Our Ayi works really hard, but she doesn’t say much, so I’m dying to know what she’s thinking. Now I know . . . the stock market.
Yesterday at the playground she and her sister were discussing the latest machinations of the Shanghai stock exchange. It’s tripled since 2005.
AYI AND SISTER [interpreter]: Two years ago we started thinking about investing in stocks, putting in $8,000. Everyone talks about it — at the market, at the playground. One friend made 10 times his salary playing the market, so he quit his job to play stocks.
Welcome to market mania. The cliche here is when the ayis start opening brokerage accounts, it’s a sure sign of a bubble. A New Yorker here told me it feels like when the Powerball jackpot back home hits $50 million. It’s all anyone can talk about.
This is China’s version of the dot-com frenzy.
Ping Zhou: The greediness should be the same. Because they want to take a risk. They think they can make quick money.
That’s Ping Zhou of G.E. Asset Management.
ping Zhou: The newer retail investors they don’t understand financial markets. And they don’t understand the risk. So they put their money in and they think they can make money because they are gambling.
One gambler doctored the lyrics to this trendy love ballad — it’s a regular on the karaoke scene here. Instead of the original “I’ll love you until I die,” the new version goes “I will buy and hold until I die.”
Now, it’s all fun and games and song while the party lasts. The problem is, a lot of the housekeepers and ayis showed up late to this party. Just in time for the market to tank 21 percent.
You can feel a lot of the pain at this local retail brokerage firm. Folks here — some are in pajamas and slippers — are crowding around trading screens. They’re trying to sell and get out.
Retail investors account for a lot of the volatility in the Chinese stock market. They own 60 percent of the shares, but they make 90 percent of the trades. One of those traders is this ayi — she’s the cleaning woman for the brokerage firm.
AYI [interpreter]: I just opened an account last Sunday. I never invested before. So I put in $2,500. And already I’m down 10 percent.
She’s an example of what the pros unkindly call “the last suckers in.” She bought at the top — it’s one of many rookie investor mistakes that are now coming to light.
And here’s another: This retired farmer invested money that she couldn’t afford to lose.

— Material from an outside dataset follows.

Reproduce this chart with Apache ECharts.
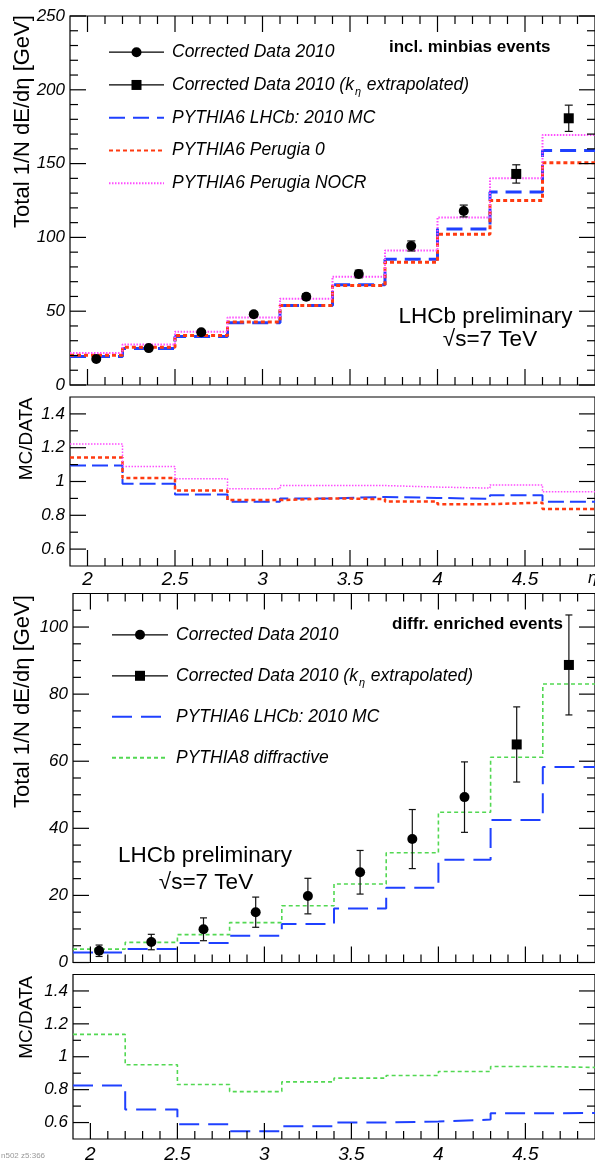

Woman: We’re all laid off from state-owned companies. Folks like us in our 40s and 50s can’t find any work these days. Last month I started investing in the market and lost $1,500 my son needs for college.
There’s a lot of anger here — folks blaming the regulators who just raised a stock trading tax to cool down the market. Again, asset manager Ping Zhou.
Ping Zhou: If they lose money, they will blame the government. Because they don’t understand the government should have some measures to squeeze out the bubble in the market.
In the end, he thinks the latest tumble is good. It’s brought a measure of sanity for the new retail investors — the taxi drivers, the ayis.
As for our nanny, she’s opted to sit on the sidelines for now.
She thinks it’s too much of a risk for her hard-earned money. But someday, the market will zoom up again, and again she’ll be tempted to quit this gig and become a day-trader.
In Shanghai I’m Scott Tong for Marketplace.